New York's dysfunctional state legislature is at it – or rather not at it – again. Like so many progressive bills, the legislation to allow same-sex couples to marry is mired in the State Senate. Looks like it may take knocking out more conservatives in the 2010 election before this one is going to move. Unless, of course, rumors of its death turn out to be premature. Stay tuned – there's never any shortage of drama in Albany.
From the Sunday NY Times:
Senate Majority Leader Malcolm A. Smith said on Saturday night that he did not believe legislation to legalize marriage between same-sex couples had enough support to become law in New York this year. Mr. Smith said that while he and his fellow Democrats were committed to legalizing marriage between gay and lesbian couples, there were not yet enough votes in the State Senate to pass a bill. Although the State Assembly has passed such legislation, and Gov. David A. Paterson is a strong supporter of gay rights, the Senate has been an obstacle to allowing same-sex marriages in New York.

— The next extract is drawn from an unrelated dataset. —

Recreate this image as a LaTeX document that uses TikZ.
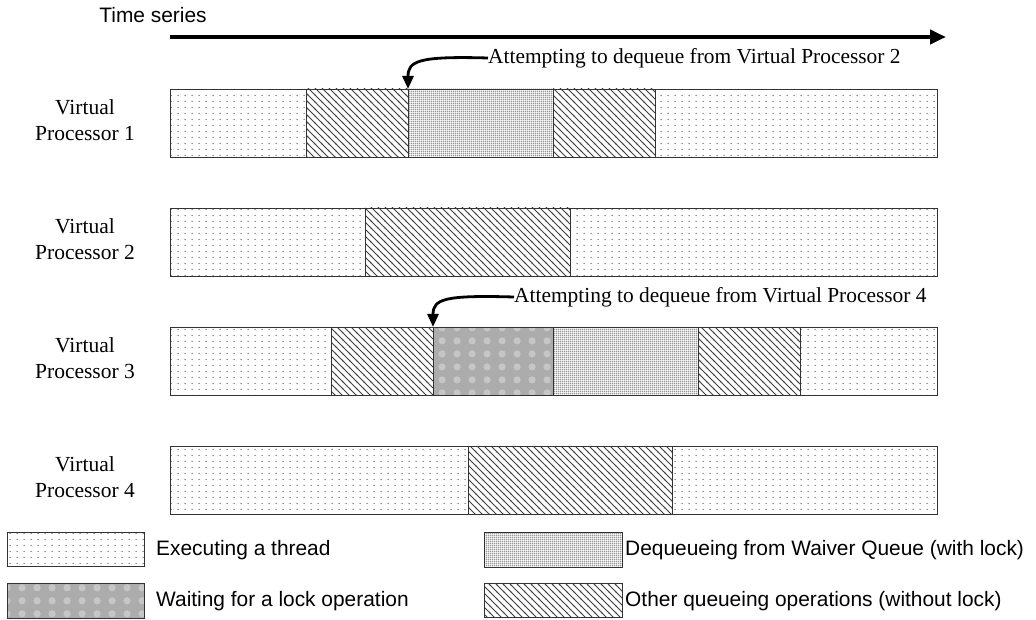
\documentclass[tikz,border=0pt]{standalone}
\usepackage{fontspec}
\setmainfont{Liberation Serif}
\newfontfamily\arial{Liberation Sans}
\usetikzlibrary{patterns,arrows.meta}
\pgfdeclarepatternformonly{execdots}{\pgfpointorigin}{\pgfpoint{7pt}{6pt}}{\pgfpoint{7pt}{6pt}}{%
  \pgfpathcircle{\pgfpoint{3.5pt}{3pt}}{0.7pt}\pgfusepath{fill}}
\pgfdeclarepatternformonly{deqdots}{\pgfpointorigin}{\pgfpoint{2.2pt}{2.2pt}}{\pgfpoint{2.2pt}{2.2pt}}{%
  \pgfpathcircle{\pgfpoint{1.1pt}{1.1pt}}{0.78pt}\pgfusepath{fill}}
\pgfdeclarepatternformonly{waitblobs}{\pgfpointorigin}{\pgfpoint{15pt}{13pt}}{\pgfpoint{15pt}{13pt}}{%
  \pgfpathcircle{\pgfpoint{7.5pt}{6.5pt}}{3.8pt}\pgfusepath{fill}}
\pgfdeclarepatternformonly{hatch}{\pgfpoint{-1pt}{-1pt}}{\pgfpoint{8pt}{8pt}}{\pgfpoint{7pt}{7pt}}{%
  \pgfsetlinewidth{0.8pt}\pgfpathmoveto{\pgfpoint{-1pt}{8pt}}\pgfpathlineto{\pgfpoint{8pt}{-1pt}}\pgfusepath{stroke}}
\tikzset{
  seg/.style={draw=black!80, line width=0.9pt, inner sep=0pt, outer sep=0pt, minimum height=68pt, anchor=north west},
  exec/.style={preaction={fill=white}, preaction={pattern=execdots, pattern color=black!75}},
  deq/.style={preaction={fill=white}, preaction={pattern=deqdots, pattern color=black!80}},
  wait/.style={preaction={fill=gray!65}, preaction={pattern=waitblobs, pattern color=gray!45}},
  hat/.style={preaction={fill=white}, preaction={pattern=hatch, pattern color=black!75}},
  lbl/.style={align=center, font=\fontsize{21.5}{25.5}\selectfont},
  ann/.style={anchor=west, inner sep=0pt, font=\fontsize{21.4}{25}\selectfont},
  leg/.style={anchor=west, inner sep=0pt, font=\arial\fontsize{20.9}{25}\selectfont},
  legbox/.style={draw=black!80, line width=0.9pt, inner sep=0pt, outer sep=0pt, minimum width=137pt, anchor=north west},
  pointer/.style={line width=2.8pt, -{Triangle[length=13pt,width=11pt]}},
}
\begin{document}
\begin{tikzpicture}[x=1pt,y=-1pt]
\useasboundingbox (0,0) rectangle (1036,620);
% time axis
\node[font=\arial\fontsize{20.9}{25}\selectfont] (ttl) at (153,15) {Time series};
\coordinate (ts) at (170,37);
\coordinate (te) at (946,37);
\draw[line width=4pt, -{Triangle[length=16pt,width=14pt]}] (ts) -- (te);
% row labels
\node[lbl] (l1) at (85,120) {Virtual\\Processor 1};
\node[lbl] (l2) at (85,239) {Virtual\\Processor 2};
\node[lbl] (l3) at (85,358) {Virtual\\Processor 3};
\node[lbl] (l4) at (85,477) {Virtual\\Processor 4};
% row 1
\node[seg,exec,minimum width=136pt] (r1a) at (170,89) {};
\node[seg,hat,minimum width=102pt] (r1b) at (306,89) {};
\node[seg,deq,minimum width=145pt] (r1c) at (408,89) {};
\node[seg,hat,minimum width=102pt] (r1d) at (553,89) {};
\node[seg,exec,minimum width=282pt] (r1e) at (655,89) {};
% row 2
\node[seg,exec,minimum width=195pt] (r2a) at (170,208) {};
\node[seg,hat,minimum width=205pt] (r2b) at (365,208) {};
\node[seg,exec,minimum width=367pt] (r2c) at (570,208) {};
% row 3
\node[seg,exec,minimum width=161pt] (r3a) at (170,327) {};
\node[seg,hat,minimum width=102pt] (r3b) at (331,327) {};
\node[seg,wait,minimum width=120pt] (r3c) at (433,327) {};
\node[seg,deq,minimum width=145pt] (r3d) at (553,327) {};
\node[seg,hat,minimum width=102pt] (r3e) at (698,327) {};
\node[seg,exec,minimum width=137pt] (r3f) at (800,327) {};
% row 4
\node[seg,exec,minimum width=298pt] (r4a) at (170,446) {};
\node[seg,hat,minimum width=204pt] (r4b) at (468,446) {};
\node[seg,exec,minimum width=265pt] (r4c) at (672,446) {};
% annotations
\node[ann] (a1) at (488,58) {Attempting to dequeue from Virtual Processor 2};
\node[ann] (a2) at (514,297) {Attempting to dequeue from Virtual Processor 4};
\draw[pointer] (a1.west) .. controls +(-70,-2) and +(0,-28) .. (r1c.north west);
\draw[pointer] (a2.west) .. controls +(-70,-2) and +(0,-28) .. (r3c.north west);
% legend
\node[legbox,exec,minimum height=34pt] (k1) at (7,532) {};
\node[leg] (t1) at (156,550) {Executing a thread};
\node[legbox,wait,minimum height=35pt] (k2) at (7,583) {};
\node[leg] (t2) at (156,601) {Waiting for a lock operation};
\node[legbox,deq,minimum height=35pt,minimum width=138pt] (k3) at (484,532) {};
\node[leg] (t3) at (625,550) {Dequeueing from Waiver Queue (with lock)};
\node[legbox,hat,minimum height=34pt,minimum width=138pt] (k4) at (484,583) {};
\node[leg] (t4) at (625,601) {Other queueing operations (without lock)};
\end{tikzpicture}
\end{document}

Speaking in Manhattan at a fund-raiser for the Human Rights Campaign, Mr. Smith said, “Although we do not have the number of votes at this time needed to pass the marriage equality gender bill this legislative session, we are committed to pursuing its passage. And the question is not if; the question is when. So our work still needs to happen for it to happen this year. But I’m going to need your help, and I’m going to need your prayers.” It did not come as a surprise that Senate Democrats were having difficulty gathering enough votes to pass the measure, but Mr. Smith’s comments were noteworthy for their bluntness.
More In Monday's Times, as hope – and spin – spring eternal:
“I haven’t given up hope that it’s going to happen,” said Senator Thomas K. Duane, a Manhattan Democrat. “We’re still counting votes and lobbying. I’d say the situation is very fluid.”
There is an active push under way in the Legislature to tally votes and lobby lawmakers to vote in favor of legalizing same-sex marriage. Organizers of these efforts, like the Empire State Pride Agenda, said they remain cautiously optimistic that a bill can pass this year.
“I think we are closer than most people think,” said Alan Van Capelle, executive director of the Empire State Pride group. Mr. Van Capelle said he viewed Mr. Smith’s remarks as a way to “manage expectations” of those who expected a quick victory. He added: “I think it’s a good wake-up call for the L.G.B.T. community to understand that it’s not the majority leader’s job to get the votes. It’s our job.”
Gay and lesbian rights advocates said they could envision different circumstances under which same-sex marriage would be legalized before the end of the year. One way would be if any Republican lawmakers, who have 30 Senate seats compared with the Democrats’ 32 seats, retire, thereby forcing a special election.
Another possible outcome is that Democrats who say they would not vote for the bill are persuaded to change their minds. Democrats say they believe there are about five Democratic senators who oppose a law. In an interview, Mr. Smith, who represents parts of Brooklyn and Queens, said he was hopeful that some of his colleagues would change their minds. “I’m working hard to get the votes,” he said.